In the July 30 briefing, the artists argued against this, writing: "In addition to the prejudicial nature of the mandate to play the sound recording for the jury on the issue of access, there is no probative value whatsoever in such an exercise. 'Taurus' was recorded and released in November of 1967. 'Stairway To Heaven' was written in approximately November of 1970. Because the members of LED ZEPPELIN denied having 'access' to 'Taurus' when they wrote 'Stairway To Heaven', access was definitely an issue in the case (to establish 'copying'). However, the only 'access' at issue in this case is whether the members of LED ZEPPELIN had access to 'Taurus' between November of 1967, when it was released, and November of 1970, when they wrote 'Stairway To Heaven'.
"Clearly, it is irrelevant whether or not LED ZEPPELIN had access to 'Taurus' in the almost five decades after 1970, including at the time of trial. It is inconceivable that the defendants — even if they did not hear the sound recording for the prior four decades — did not listen to the recording during the litigation, and prior to the time of trial. In fact, at the very least, by the time of the trial, every defendant would have heard the sound recording multiple times while conducting discovery and preparing for trial. Accordingly, the only thing that playing the sound recording to the defendant in front of the jury would demonstrate is how the defendant reacts to hearing a sound recording that he or she necessarily may have heard a thousand times prior to the trial. It certainly does not provide any evidence whatsoever that any such defendant heard the song at any time prior to the creation of the allegedly-infringing work, which is the only relevant time period for purposes of access in a copyright infringement case. Such a mandate also would not have any realistic bearing on any of the defendants' credibility regarding their testimony concerning lack of access. Notwithstanding the district court's observation that the defendants' reactions to hearing 'Taurus' were relevant, there truly is no relevance whatsoever to a defendant's reaction to hearing a song for the thousandth time, 46 years after an allegedly-infringing song is written — and any minimal relevance would certainly be outweighed by the extreme prejudice to the defendants.

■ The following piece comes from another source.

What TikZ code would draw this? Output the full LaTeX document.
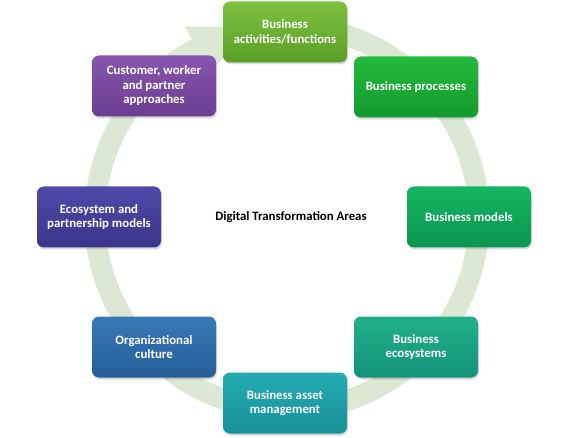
\documentclass[tikz,border=0pt]{standalone}
\usepackage{fontspec}
\setmainfont{Carlito}
\usetikzlibrary{shadows}
\definecolor{ring}{RGB}{221,232,212}
\tikzstyle{area}=[rounded corners=7pt, minimum width=124pt, minimum height=61pt,
  align=center, text=white, font=\fontsize{12.8}{14.5}\selectfont\bfseries,
  drop shadow={opacity=0.3, shadow xshift=1pt, shadow yshift=-2pt}]

\begin{document}
\begin{tikzpicture}[x=1pt, y=-1pt]
\useasboundingbox (0,0) rectangle (570,438);
% Ring with arrow head
    \coordinate (c) at (287,218);
    \draw[ring, line width=21pt] (c) ++(-85:192) arc[start angle=-85, end angle=243, radius=192];
    \fill[ring] ([shift={(242:167)}]c) -- ([shift={(242:217)}]c) -- ([shift={(263:192)}]c) -- cycle;
% Areas
    \node[area, top color={rgb,255:red,125;green,193;blue,66}, bottom color={rgb,255:red,91;green,158;blue,37}]
      (act) at (285,32) {Business\\activities/functions};
    \node[area, top color={rgb,255:red,36;green,186;blue,60}, bottom color={rgb,255:red,18;green,154;blue,46}]
      (proc) at (416,87) {Business processes};
    \node[area, top color={rgb,255:red,20;green,181;blue,96}, bottom color={rgb,255:red,11;green,150;blue,80}]
      (models) at (469,217) {Business models};
    \node[area, top color={rgb,255:red,32;green,176;blue,136}, bottom color={rgb,255:red,19;green,147;blue,122}]
      (eco) at (416,347) {Business\\ecosystems};
    \node[area, top color={rgb,255:red,36;green,171;blue,178}, bottom color={rgb,255:red,24;green,144;blue,154}]
      (asset) at (285,403) {Business asset\\management};
    \node[area, top color={rgb,255:red,55;green,121;blue,183}, bottom color={rgb,255:red,38;green,94;blue,151}]
      (culture) at (154,347) {Organizational\\culture};
    \node[area, top color={rgb,255:red,79;green,73;blue,170}, bottom color={rgb,255:red,58;green,53;blue,137}]
      (partner) at (99,217) {Ecosystem and\\partnership models};
    \node[area, top color={rgb,255:red,136;green,85;blue,175}, bottom color={rgb,255:red,106;green,62;blue,144}]
      (cust) at (154,86) {Customer, worker\\and partner\\approaches};
% Centre
    \node[font=\fontsize{12.8}{14.5}\selectfont\bfseries] (title) at (291,217) {Digital Transformation Areas};
\end{tikzpicture}
\end{document}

"In light of the foregoing, if the panel's decision is adopted by this en banc court, artists and songwriters who are sued for copyright infringement in cases that involve songs that were written prior to 1972 will be at an extreme disadvantage, and suffer severe prejudice, because the plaintiff will be able to play the otherwise unprotected sound recording to the jury under the guise of proving (somehow) that the defendant had access to the song when he or she wrote the allegedly-infringing song."
Immediately following the June 2016 verdict, LED ZEPPELIN's Jimmy Page and Robert Plant released a statement saying that they were glad to see the issue resolved.
"We are grateful for the jury's conscientious service and pleased that it has ruled in our favor, putting to rest questions about the origins of 'Stairway To Heaven' and confirming what we have known for 45 years," they said. "We appreciate our fans' support, and look forward to putting this legal matter behind us."
Plaintiff's attorney Francis Malofiy later claimed he lost his case on a technicality, insisting that it was unfair the jury was unable to listen to the sound recording of "Taurus" and instead was limited to hearing an expert performance of the registered sheet music.
Malofiy received over a hundred sustained objections and "multiple admonishments" during the ZEPPELIN trial, with the band's publishing company Warner/Chappell Music filing documents asking the judge to order the plaintiffs to pay over $613,000 in costs for defending against the lawsuit.